Investor A starts a $500/month SIP at age 25 and stops contributing at 35 (10 years, $60,000 total invested), then lets it grow untouched until 65. Investor B starts the same $500/month at age 35 and continues until 65 (30 years, $180,000 total invested). At 10% average return: Investor A ends with approximately $1,392,000. Investor B ends with $1,130,000. Investor A invested one-third the money but ends with more because those early contributions had 40 years to compound. This example illustrates why the single most important factor in SIP success is starting as early as possible, even if the monthly amount is modest.

Automating Your SIP for Maximum Consistency

Set up automatic monthly transfers from your bank account to your brokerage account on the day after payday. Most brokerages (Fidelity, Vanguard, Schwab) allow automatic recurring investments into specific funds. This removes the monthly decision point that creates opportunities for procrastination or emotional interference. An automated SIP runs whether the market is up, down, or sideways - exactly the behavior that makes dollar-cost averaging work. Treat the monthly investment like a non-negotiable bill. If you never see the money in your spending account, you never miss it.

Increasing Your SIP Amount Over Time

A step-up SIP increases the monthly amount by a fixed percentage each year, typically aligned with salary raises. Starting at $400/month with a 10% annual increase at 10% return over 20 years: final value approximately $318,000 versus $151,874 for a flat $400/month. The step-up approach doubles the outcome with gradual increases that feel manageable alongside growing income. Even a 5% annual increase produces significantly more wealth than a static amount. Each time you receive a raise, redirect at least half of the increase to your investment plan before lifestyle inflation absorbs it entirely.

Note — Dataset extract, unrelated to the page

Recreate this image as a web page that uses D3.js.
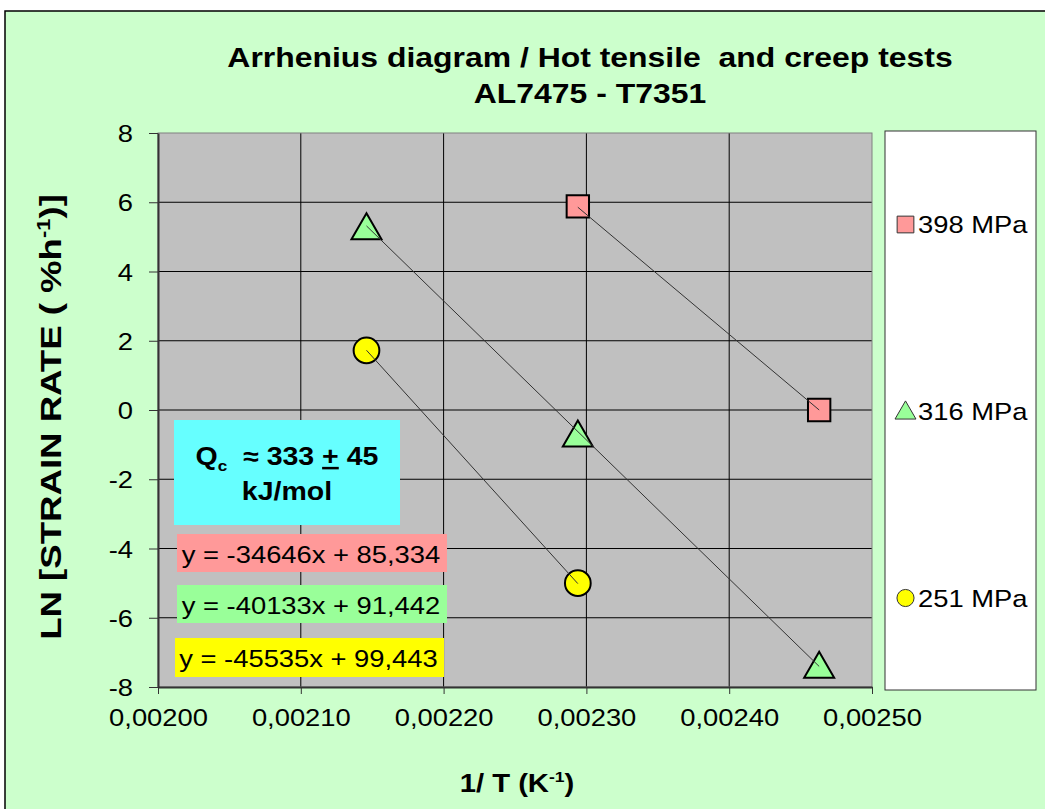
<!DOCTYPE html>
<html><head><meta charset="utf-8">
<script src="https://cdn.jsdelivr.net/npm/d3@7"></script>
<style>
body{margin:0;background:#fff;}
svg{display:block;}
</style></head>
<body>
<svg id="c" width="1045" height="809"></svg>
<script>
const seriesNames = ["398 MPa", "316 MPa", "251 MPa"];
const xs398 = [0.002294, 0.002463];
const ys398 = [5.88, 0.0];
const xs316 = [0.002146, 0.002294, 0.002463];
const ys316 = [5.30, -0.69, -7.37];
const xs251 = [0.002146, 0.002294];
const ys251 = [1.72, -5.0];
const slopes = [-34646, -40133, -45535];
const intercepts = [85.334, 91.442, 99.443];
const eqLabels = ["y = -34646x + 85,334", "y = -40133x + 91,442", "y = -45535x + 99,443"];
const xTicks = [0.0020, 0.0021, 0.0022, 0.0023, 0.0024, 0.0025];
const yTicks = [-8, -6, -4, -2, 0, 2, 4, 6, 8];
const fills = ["#ff9999", "#99ff99", "#ffff00"];
const symbols = [d3.symbolSquare, d3.symbolTriangle, d3.symbolCircle];

const SX = 1.14;
const svg = d3.select("#c");
const sans = "'Liberation Sans',Arial,sans-serif";

function txt(parent, x, y, size, opts={}) {
  const t = parent.append("text")
    .attr("transform", `translate(${x},${y})` + (opts.rot ? ` rotate(${opts.rot})` : "") + ` scale(${opts.sx||SX},1)`)
    .attr("font-family", sans).attr("font-size", size)
    .attr("text-anchor", opts.anchor || "start")
    .attr("fill", "#000");
  if (opts.bold) t.attr("font-weight", "bold");
  return t;
}

// chart background
svg.append("rect").attr("x",5).attr("y",11).attr("width",1045).attr("height",809)
  .attr("fill","#ccffcc").attr("stroke","#000").attr("stroke-width",1.5);

const L=158, R=872, T=133, B=687;
const x = d3.scaleLinear().domain([0.0020,0.0025]).range([L,R]);
const y = d3.scaleLinear().domain([-8,8]).range([B,T]);

svg.append("rect").attr("x",L).attr("y",T).attr("width",R-L).attr("height",B-T).attr("fill","#c0c0c0");

// grid
const g = svg.append("g");
g.selectAll(".vg").data(xTicks.slice(1,-1)).join("line")
  .attr("x1",d=>x(d)).attr("x2",d=>x(d)).attr("y1",T).attr("y2",B)
  .attr("stroke","#000").attr("stroke-width",1);
g.selectAll(".hg").data(yTicks.slice(1,-1)).join("line")
  .attr("y1",d=>y(d)).attr("y2",d=>y(d)).attr("x1",L).attr("x2",R)
  .attr("stroke","#000").attr("stroke-width",1);
svg.append("rect").attr("x",L).attr("y",T).attr("width",R-L).attr("height",B-T)
  .attr("fill","none").attr("stroke","#808080").attr("stroke-width",1);

// axes
const xAxis = d3.axisBottom(x).tickValues(xTicks).tickSize(7).tickSizeOuter(0)
  .tickFormat(d=>d3.format(".5f")(d).replace(".",","));
const xa = svg.append("g").attr("transform",`translate(0,${B})`).call(xAxis);
xa.select(".domain").attr("stroke","#333").attr("stroke-width",2);
xa.selectAll(".tick line").attr("stroke","#333");
xa.selectAll("text").attr("font-family",sans).attr("font-size",24).attr("fill","#000")
  .attr("y",39).attr("dy",0).attr("transform",`scale(${SX},1)`);

const yAxis = d3.axisLeft(y).tickValues(yTicks).tickSize(9).tickSizeOuter(0).tickFormat(d=>String(d));
const ya = svg.append("g").attr("transform",`translate(${L},0)`).call(yAxis);
ya.select(".domain").attr("stroke","#333").attr("stroke-width",2);
ya.selectAll(".tick line").attr("stroke","#333");
ya.selectAll("text").attr("font-family",sans).attr("font-size",24).attr("fill","#000")
  .attr("x",-25/SX).attr("dy","0.36em").attr("transform",`scale(${SX},1)`);

// series
const series = [
  {xs:xs398, ys:ys398},
  {xs:xs316, ys:ys316},
  {xs:xs251, ys:ys251}
];
const sizes = [500, 390, 520];
const yOff = [0, 4, 0];
series.forEach((s,i)=>{
  const pts = s.xs.map((v,j)=>[v,s.ys[j]]);
  const gg = svg.append("g");
  gg.selectAll("path.m").data(pts).join("path")
    .attr("d", d3.symbol().type(symbols[i]).size(sizes[i]))
    .attr("transform",d=>`translate(${x(d[0])},${y(d[1]) + yOff[i]})`)
    .attr("fill",fills[i]).attr("stroke","#000").attr("stroke-width",2);
  const x0 = d3.min(s.xs), x1 = d3.max(s.xs);
  gg.append("line")
    .attr("x1",x(x0)).attr("y1",y(slopes[i]*x0+intercepts[i]))
    .attr("x2",x(x1)).attr("y2",y(slopes[i]*x1+intercepts[i]))
    .attr("stroke","#333").attr("stroke-width",1);
});

// title
txt(svg, 590, 67, 28, {bold:true, anchor:"middle"})
  .attr("xml:space","preserve").text("Arrhenius diagram / Hot tensile  and creep tests");
txt(svg, 590, 103, 28, {bold:true, anchor:"middle"}).text("AL7475 - T7351");

// axis titles
const yt = txt(svg, 61, 417, 30, {bold:true, anchor:"middle", rot:-90, sx:1.22});
yt.append("tspan").text("LN [STRAIN RATE ( %h");
yt.append("tspan").attr("font-size",18).attr("dy",-11).text("-1");
yt.append("tspan").attr("dy",11).text(")]");

const xt = txt(svg, 517, 792, 25, {bold:true, anchor:"middle", sx:1.17});
xt.append("tspan").text("1/ T (K");
xt.append("tspan").attr("font-size",15).attr("dy",-10).text("-1");
xt.append("tspan").attr("dy",10).text(")");

// legend
svg.append("rect").attr("x",885).attr("y",131).attr("width",151).attr("height",559)
  .attr("fill","#fff").attr("stroke","#333").attr("stroke-width",1);
const legY = [224.5, 411, 598];
const legSizes = [280, 190, 230];
seriesNames.forEach((n,i)=>{
  svg.append("path").attr("d", d3.symbol().type(symbols[i]).size(legSizes[i])())
    .attr("transform",`translate(905.5,${legY[i] + (i===1?2:0)})`)
    .attr("fill",fills[i]).attr("stroke","#333").attr("stroke-width",1);
  txt(svg, 918, legY[i]+8.5, 24).text(n);
});

// Qc box
svg.append("rect").attr("x",174).attr("y",420).attr("width",226).attr("height",105).attr("fill","#66ffff");
const q = txt(svg, 287, 465, 25, {bold:true, anchor:"middle"}).attr("xml:space","preserve");
q.append("tspan").text("Q");
q.append("tspan").attr("font-size",15).attr("dy",6).text("c");
q.append("tspan").attr("dy",-6).text("  ≈ 333 ");
q.append("tspan").attr("text-decoration","underline").text("+");
q.append("tspan").text(" 45");
txt(svg, 287, 500, 25, {bold:true, anchor:"middle"}).text("kJ/mol");

// equation boxes
const eqBox = [[177,534,270,38],[177,585,270,38],[175,638,269,39]];
eqLabels.forEach((t,i)=>{
  const b = eqBox[i];
  svg.append("rect").attr("x",b[0]).attr("y",b[1]).attr("width",b[2]).attr("height",b[3]).attr("fill",fills[i]);
  txt(svg, b[0]+b[2]/2-1, b[1]+29, 24, {anchor:"middle"}).text(t);
});
</script>
</body></html>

Frequently asked questions

What is SIP investing?
Investing a fixed amount at regular intervals (usually monthly) rather than a lump sum. It leverages dollar-cost averaging to reduce timing risk and build wealth through consistent contributions.
How much can a $500/month SIP grow to?
At 10% average annual return: $102,422 in 10 years, $379,684 in 20 years, $1,130,244 in 30 years.
Is SIP better than lump sum investing?
Lump sum wins roughly 2/3 of the time historically. But SIP wins psychologically - most people invest more consistently with automated monthly deposits.
What should I invest in for a SIP?
A total stock market index fund or target-date fund at low cost (0.03-0.15% expense ratio). One fund provides sufficient diversification for most investors.
Does starting age really matter that much?
Enormously. Starting at 25 with $500/month and stopping at 35 can produce more wealth by 65 than starting at 35 and investing continuously for 30 years.
What is a step-up SIP?
Increasing your monthly amount by a fixed percentage (5-10%) each year. This roughly doubles long-term wealth compared to a flat monthly amount.